Around 1817, public attention turned to the need for rebuilding and maintenance the Theatre once again had its days of glory, but they threatened to become increasingly distant. The Opera House was the center for the cultural hopes of society, and it reacted positively in the interest of the community. By 1820, the entusiasm of public and theatre companies was such that performances were weekly. Week by week the public, undaunted by the problems of getting to the rough rua de Santa Quitéria, filled galleries and stalls, the latter a little lower than the stage.

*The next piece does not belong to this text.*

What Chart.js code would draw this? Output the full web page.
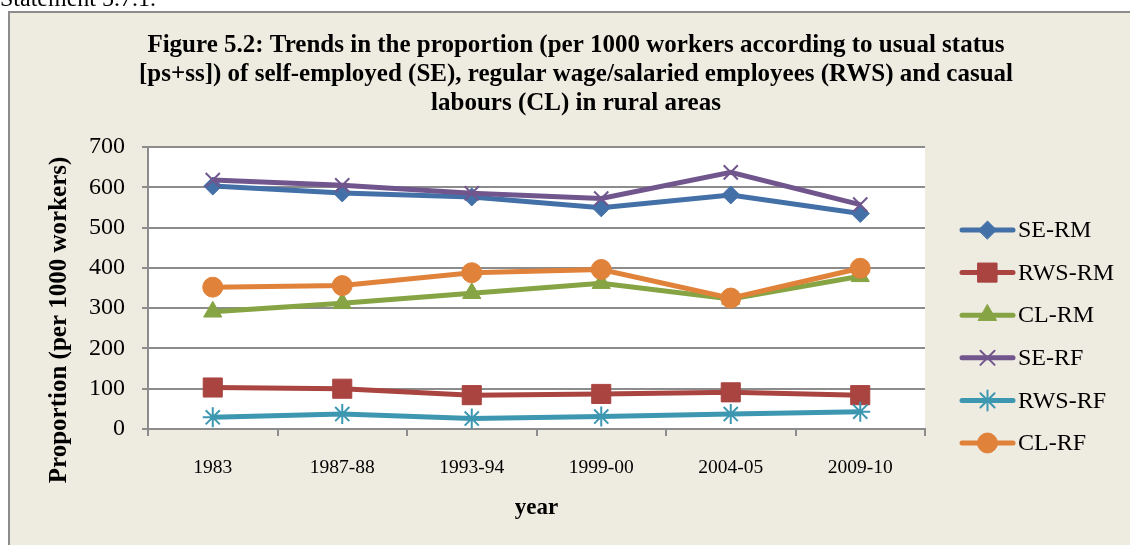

Writer Affonso Ávila, author of "Theatre in Minas Gerais: 18th and 19th centuries" wrote that "anyone visiting the Municipal Theatre of Ouro Preto today will sense an atmosphere of involvement, of dramatic impact, and will recall the climate of the baroque, a propitious environment for the earliest spectators and performances alike".
But the sense of involvement came to an almost complete end in 1885, when the provincial government planned the new theatre which Vila Rica, as Capital, deserved.
On leaving the government of the province to his successor, Counsellor Herculano Ferreira Penna, President Francisco Diogo Pereira de Vasconcelos declared that "Your Excellency will do very well in providing this city with a building which will provide entertainment for the inhabitants, and will use the talents and property of certain young people who found it difficult to work in the old theatre, on the point of falling down".
The Theatre never fell, nor was a new one built. Rebuilding, which lasted seven years, "was carried out with perfection and economy".
Yet Governor and governed in Vila Rica dreamed persistently, at the end of the 19th century, of a spacious, comfortable, modern theatre. Of the several motives, one stood out: with the threat to transfer the capital elsewhere, who knows, a great new theatre might change the picture.
The picture changed indeed at the end of the 19th century, in Vila Rica , in Minas Gerais, all over Brazil, with the arrival of the phonograph and the cinema.
Theatres audiences diminished; Ouro Preto was like everywhere else. Little by little old and new adapted to each other, each in its own space. And again, the Municipal Theatre of Ouro Preto was just like everywhere else.